As you reflect on the prison sentence imposed on former Egyptian president Hosni Mubarak, recall that his country was the second largest recipient of US aid - after Israel as the first - and was seen as a "friend" of the West.
By cynical as you also reflect on the fact that the sentence just imposed relates to the killing of protestors in Tahrir Square last year - not the large amount of outrageous actions of his Government over the years (think, torture!).
Robert Fisk, veteran Middle East journalist and reporter, writing in The Independent, also reflects on the Mubarak sentence.
Of course, we were not asking about the death sentences at the military courts in the 1980s and 1990s – and we can't, can we, when the military is still in power in Egypt. Mohamed Hussein Tantawi, the field marshal who runs the country, never suggested these courts – and their death sentences – were wrong. Mubarak was fighting "terror", wasn't he? On our behalf, I believe. For he was a "moderate", a friend of the West, and maybe that's why Mubarak's sons, Gamal and Alaa, got off. Will they leave the country? Will they quit Egypt? No doubt.

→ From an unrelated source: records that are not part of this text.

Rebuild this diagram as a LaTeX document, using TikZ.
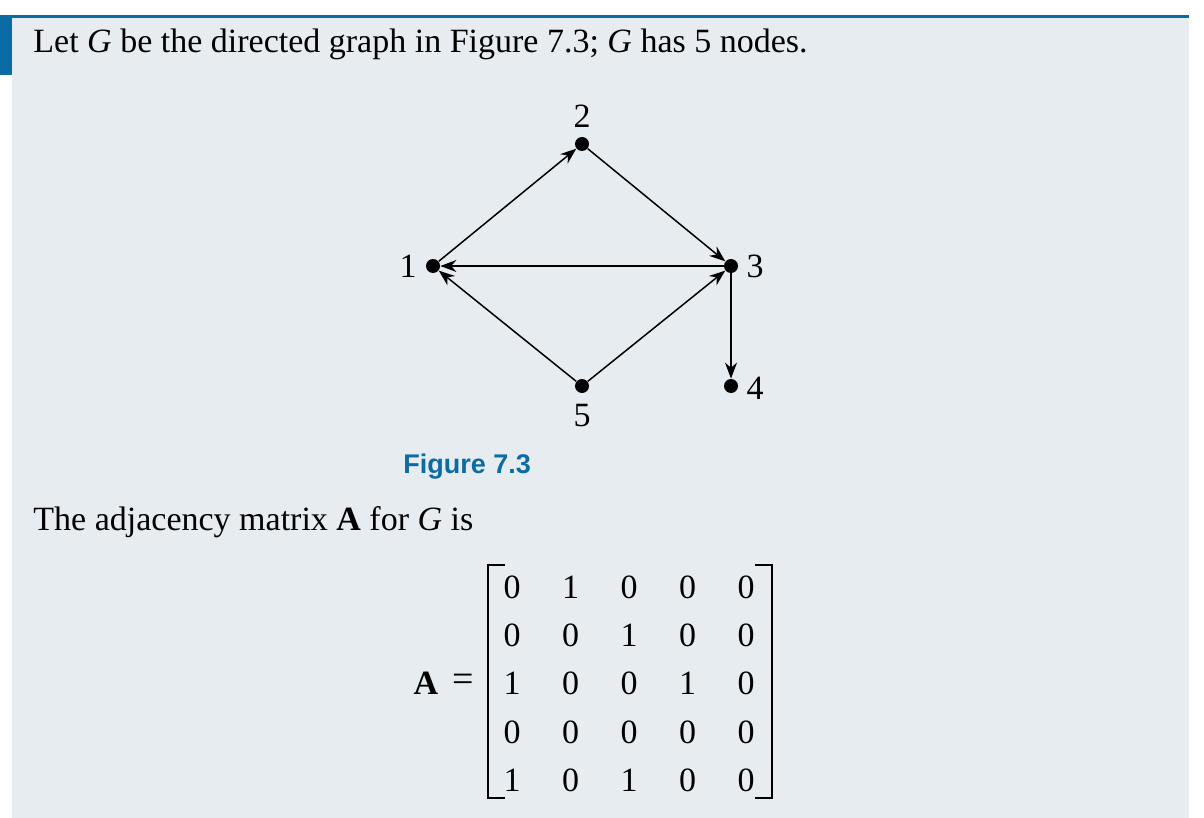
\documentclass[tikz,border=0pt]{standalone}
\usepackage{fontspec}
\setmainfont{Liberation Serif}
\newfontfamily\capfont{Liberation Sans}
\usetikzlibrary{arrows.meta}
\definecolor{panelbg}{HTML}{E7ECF0}
\definecolor{barblue}{HTML}{0A6BA5}
\tikzset{
  vtx/.style={circle,fill=black,inner sep=0pt,minimum size=7pt},
  arc/.style={-{Stealth[length=8pt,width=6pt,inset=2.6pt]},line width=0.75pt},
  lbl/.style={inner sep=0pt,font=\fontsize{17}{20}\selectfont},
  txt/.style={lbl,anchor=base west},
  brk/.style={line width=1.3pt}
}
\begin{document}
\begin{tikzpicture}[x=0.5pt,y=-0.5pt]
  \useasboundingbox (0,0) rectangle (1204,818);
  % panel and blue rules
  \fill[panelbg] (12,18) rectangle (1189,818);
  \fill[barblue] (0,15) rectangle (1189,18.5);
  \fill[barblue] (0,15) rectangle (12,75);
  % texts
  \node[txt] (intro) at (33,53) {Let \textit{G} be the directed graph in Figure 7.3; \textit{G} has 5 nodes.};
  \node[inner sep=0pt,anchor=base west,font=\capfont\bfseries\fontsize{13.5}{16}\selectfont,text=barblue] (cap) at (403,473) {Figure 7.3};
  \node[txt] (lead) at (33,530) {The adjacency matrix \textbf{A} for \textit{G} is};
  % graph
  \node[vtx] (v1) at (433,266) {};
  \node[vtx] (v2) at (582,144) {};
  \node[vtx] (v3) at (731,266) {};
  \node[vtx] (v4) at (731,386) {};
  \node[vtx] (v5) at (582,386) {};
  \node[lbl] (l1) at (408,266) {1};
  \node[lbl] (l2) at (582,116) {2};
  \node[lbl] (l3) at (755,266) {3};
  \node[lbl] (l4) at (755,388) {4};
  \node[lbl] (l5) at (582,416) {5};
  \draw[arc] (v1) -- (v2);
  \draw[arc] (v2) -- (v3);
  \draw[arc] (v3) -- (v1);
  \draw[arc] (v5) -- (v1);
  \draw[arc] (v5) -- (v3);
  \draw[arc] (v3) -- (v4);
  % adjacency matrix
  \node[lbl,font=\bfseries\fontsize{17}{20}\selectfont] (lhsA) at (426,683) {A};
  \node[lbl,font=\fontsize{19}{20}\selectfont] (eq) at (463,683) {=};
  \foreach \row [count=\i] in {{0,1,0,0,0},{0,0,1,0,0},{1,0,0,1,0},{0,0,0,0,0},{1,0,1,0,0}}
    \foreach \v [count=\j] in \row
      \node[lbl] (m\i\j) at ({512+58.5*(\j-1)},{587+48.3*(\i-1)}) {\v};
  \draw[brk] (505,565) -- (488,565) -- (488,798) -- (505,798);
  \draw[brk] (755,565) -- (772,565) -- (772,798) -- (755,798);
\end{tikzpicture}
\end{document}
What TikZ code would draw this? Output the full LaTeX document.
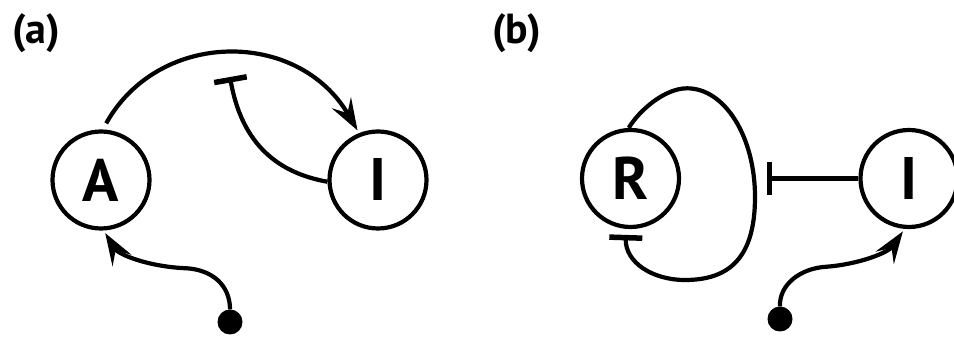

So that's the story. Let's not mention Bashar al-Assad here. The Egyptian court was meant to be a lesson for him. Kofi Annan was down in Qatar, talking about the Syrian government's sins yesterday. But, then, there are some problems, aren't there? Didn't Mubarak receive a few "renditioned" prisoners from George W Bush; tortured them, too, at Washington's behest? And didn't Damascus also torture a few "renditioned" prisoners – the name Arar comes to mind, a Canadian citizen, sent off from JFK for a touch of torture in the Syrian capital? Yes, our "moderate" Arabs were always ready to help us, weren't they?"